Des prévisions réalistes ?

Si les prévisions de l'Unédic sont plutôt optimistes, estime Bertrand Martinot, l'avenir reste incertain en raison de la crise sanitaire. "Il y a quelques semaines, peut-être au moment où l'Unédic a fait ses prévisions, on n'avait pas l'impact du couvre-feu sur un certain nombre de secteurs économiques", rappelle-t-il, ajoutant que de nouvelles mesures plus coercitives pourraient encore être dans les tuyaux. 

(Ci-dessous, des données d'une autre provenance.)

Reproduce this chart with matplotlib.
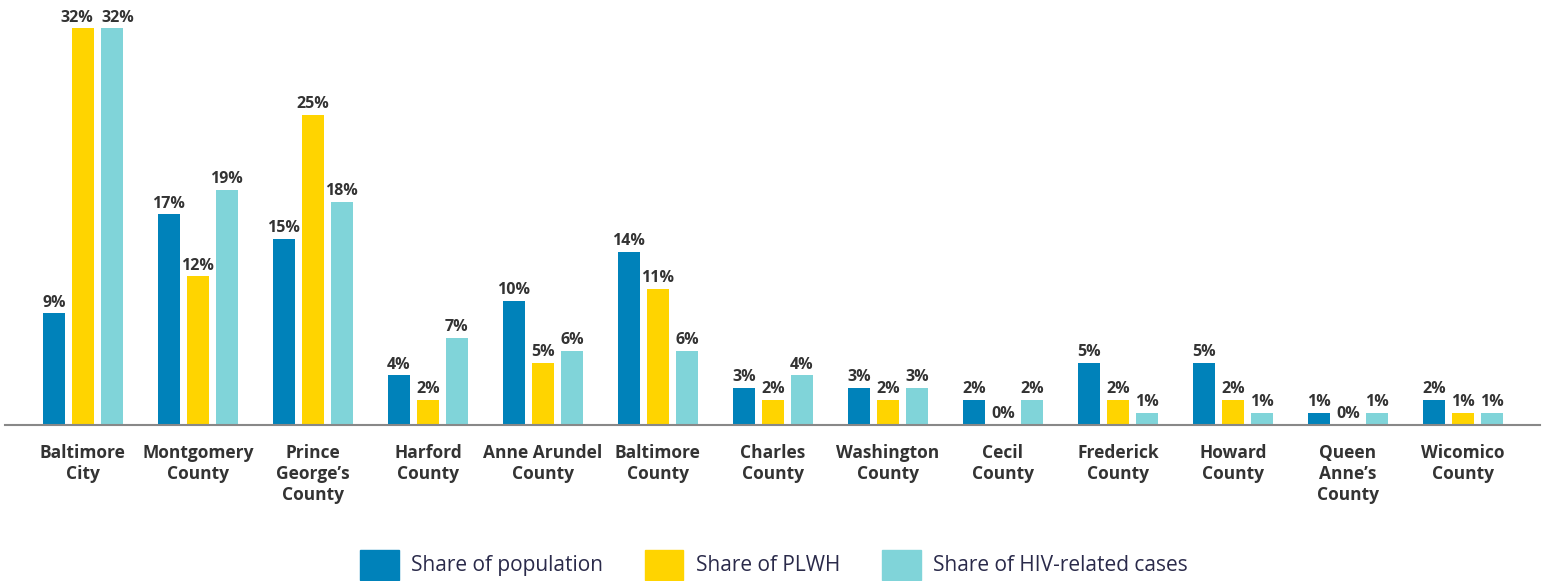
import matplotlib.pyplot as plt
from matplotlib.patches import Patch
import numpy as np

plt.rcParams['font.family'] = ['Open Sans', 'DejaVu Sans']

counties = ['Baltimore\nCity', 'Montgomery\nCounty', 'Prince\nGeorge\u2019s\nCounty', 'Harford\nCounty',
            'Anne Arundel\nCounty', 'Baltimore\nCounty', 'Charles\nCounty', 'Washington\nCounty',
            'Cecil\nCounty', 'Frederick\nCounty', 'Howard\nCounty', 'Queen\nAnne\u2019s\nCounty',
            'Wicomico\nCounty']
population = [9, 17, 15, 4, 10, 14, 3, 3, 2, 5, 5, 1, 2]
plwh = [32, 12, 25, 2, 5, 11, 2, 2, 0, 2, 2, 0, 1]
hiv_cases = [32, 19, 18, 7, 6, 6, 4, 3, 2, 1, 1, 1, 1]

series = [('Share of population', population, '#0082ba'),
          ('Share of PLWH', plwh, '#ffd400'),
          ('Share of HIV-related cases', hiv_cases, '#80d4d9')]

fig = plt.figure(figsize=(15.48, 5.81), dpi=100)
ax = fig.add_axes([0.0032, 0.2685, 0.9916, 0.7145])

x = np.arange(len(counties))
w = 0.191
step = 0.252
allvals = [s[1] for s in series]
for i, (name, vals, col) in enumerate(series):
    pos = x + (i - 1) * step
    ax.bar(pos, vals, width=w, color=col, label=name)
    for g, (px, v) in enumerate(zip(pos, vals)):
        # push wide labels apart when a neighbour sits at the same height
        dx = 0
        if v >= 10:
            if i > 0 and allvals[i - 1][g] == v:
                dx += 4.5
            if i < 2 and allvals[i + 1][g] == v:
                dx -= 4.5
        ax.annotate(f'{v}%', (px, v), xytext=(dx, 2), textcoords='offset points',
                    ha='center', va='bottom', fontsize=11.5, fontweight='bold', color='#333333')

ax.set_xlim(-0.678, 12.67)
ax.set_ylim(0, 33.5)
ax.set_yticks([])
ax.set_xticks(x)
ax.set_xticklabels(counties, fontsize=12.5, fontweight='bold', color='#333333', linespacing=1.2)
ax.tick_params(axis='x', length=0, pad=14)
for s in ['top', 'right', 'left']:
    ax.spines[s].set_visible(False)
ax.spines['bottom'].set_color('#888888')
ax.spines['bottom'].set_linewidth(1.5)

handles = [Patch(color=c, label=n) for n, v, c in series]
fig.legend(handles=handles, loc='lower center', bbox_to_anchor=(0.5, -0.03), ncol=3,
           frameon=False, fontsize=15, handlelength=1.85, handleheight=1.85,
           handletextpad=0.6, columnspacing=2.0, labelcolor='#2a2a4a')

fig.savefig('out.png', dpi=100)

Idem pour le nombre d'allocataires de l'assurance-chômage : il existe un décalage entre l'annonce de plans sociaux, par exemple, et les licenciements effectifs. "Les gens sont souvent pendant des mois dans des mécanismes de reconversion, qui parfois n'aboutissent pas. Et ils finissent par le chômage", analyse Bertrand Martinot. "Et puis il y a des secteurs entiers de l'économie où les entreprises sont en grande difficulté et vont avoir quand même du mal à repartir". D'après de nombreux prévisionnistes, le pic du chômage sera ainsi atteint en 2021.